Zimbabue es el país más afectado con 5,8 millones de personas ante el desafío de la hambruna y el 60% de su población en inseguridad alimentaria. Según estas organizaciones, ya ha agotado sus reservas de cereales y el último año tuvo un déficit de un millón de toneladas. “Las mujeres y las niñas son las que sufren de manera desproporcionada las consecuencias del cambio climático. Ellas asumen la mayor carga de responsabilidad de los hogares, que, además de las tareas domésticas y la crianza de los hijos, incluye asegurar que sus familias dispongan de alimentos y agua. Además, ellas son las últimas en recibir alimentos y las primeras en saltarse las comidas”, asegura Matthew Pickard, director Regional Adjunto de CARE International para el África meridional.

Se calcula que los nueve países de la región necesitan unos 1.000 millones de euros para hacer frente a la crisis

Una consecuencia de la falta de comida es que aumenta el número de chicas que se ven obligadas a casarse para el sostén de sus familias. “Hay un número creciente de adolescentes que están siendo obligadas a ello a cambio de comida", dijo Stuart Katwikirize, jefe Regional de Gestión de Riesgos de Desastres de Plan International. Asimismo, World Vision ha constatado que también crece el número de niñas que recurren al sexo para tener el dinero suficiente que les permita comer cada día. “Estamos preocupados por el impacto a largo plazo de este tipo de violencia hacia los jóvenes”, comentó Maxwell Sibhensana, director de Asuntos Humanitarios y Emergencia de esta organización en el sur de África.

La extraordinaria producción de maíz de 2017, que aumentó un 43% por encima de la media en la subregión según la FAO, pareció amortiguar la situación pero la alteración climática no ha permitido la recuperación esperada. Y es que la sequía ha venido acompañada de una inusual subida de las temperaturas. En África austral estos valores se están disparando el doble de rápido que la media mundial. Por ejemplo, según un estudio de los profesores Dube y Nhamo, la temperatura media en Victoria Falls, en la frontera entre Zambia y Zimbabue, ha subido 1,4 grados en los últimos 40 años, cifra que se eleva hasta 3,8 grados si se toman los registros solo del mes de octubre.

Este calentamiento provoca también una mayor evaporación del agua del mar y un incremento en la frecuencia e intensidad de tormentas tropicales, lo que agrava la fuerza del llamado Dipolo o El Niño del Índico, un fenómeno cíclico de oscilación irregular de las temperaturas superficiales marinas en esta parte del mundo. En marzo de 2019, el ciclón Idai arrasó amplias zonas de Zimbabue, Malaui y Mozambique, provocando más de mil muertos, millones de damnificados y enormes daños en infraestructuras y cosechas. No fue el único.

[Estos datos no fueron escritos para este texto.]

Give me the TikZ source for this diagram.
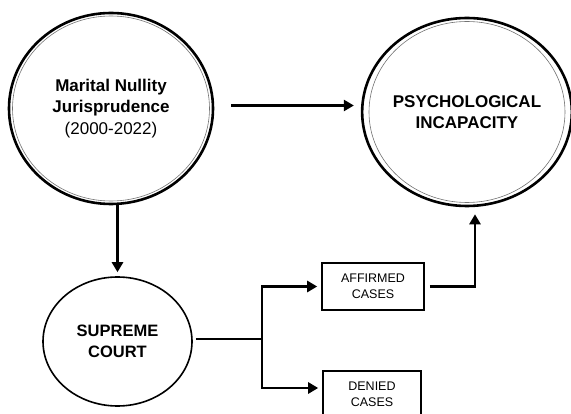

La española Lola Castro, jefa regional del Programa Mundial de Alimentos (PMA), ya lo advertía hace tres semanas: “Esta crisis de hambre está alcanzando proporciones nunca antes vistas". En Zambia, donde el 70% de los cultivos se perdió debido a la sequía, se calcula que hay unas 2,3 millones de personas afectadas; en Mozambique, unos dos millones, y 1,9 millones en Malaui. Fruto de la escasez, el precio del maíz se ha incrementado en toda la región desde 2019.

"El cambio climático está matando nuestros cultivos porque los que solíamos cultivar se están marchitando. La sequía también está haciendo desaparecer las tierras de pastoreo de las que se alimenta nuestro ganado", aseguró a Oxfam la agricultora Dolly Nleya, del sur de Zimbabue. Se calcula que los nueve países de la región necesitan unos 1.000 millones de euros para hacer frente a la crisis, pero hasta ahora tan solo han recibido la mitad de este dinero procedente de donantes internacionales que han respondido a un llamamiento humanitario de Naciones Unidas.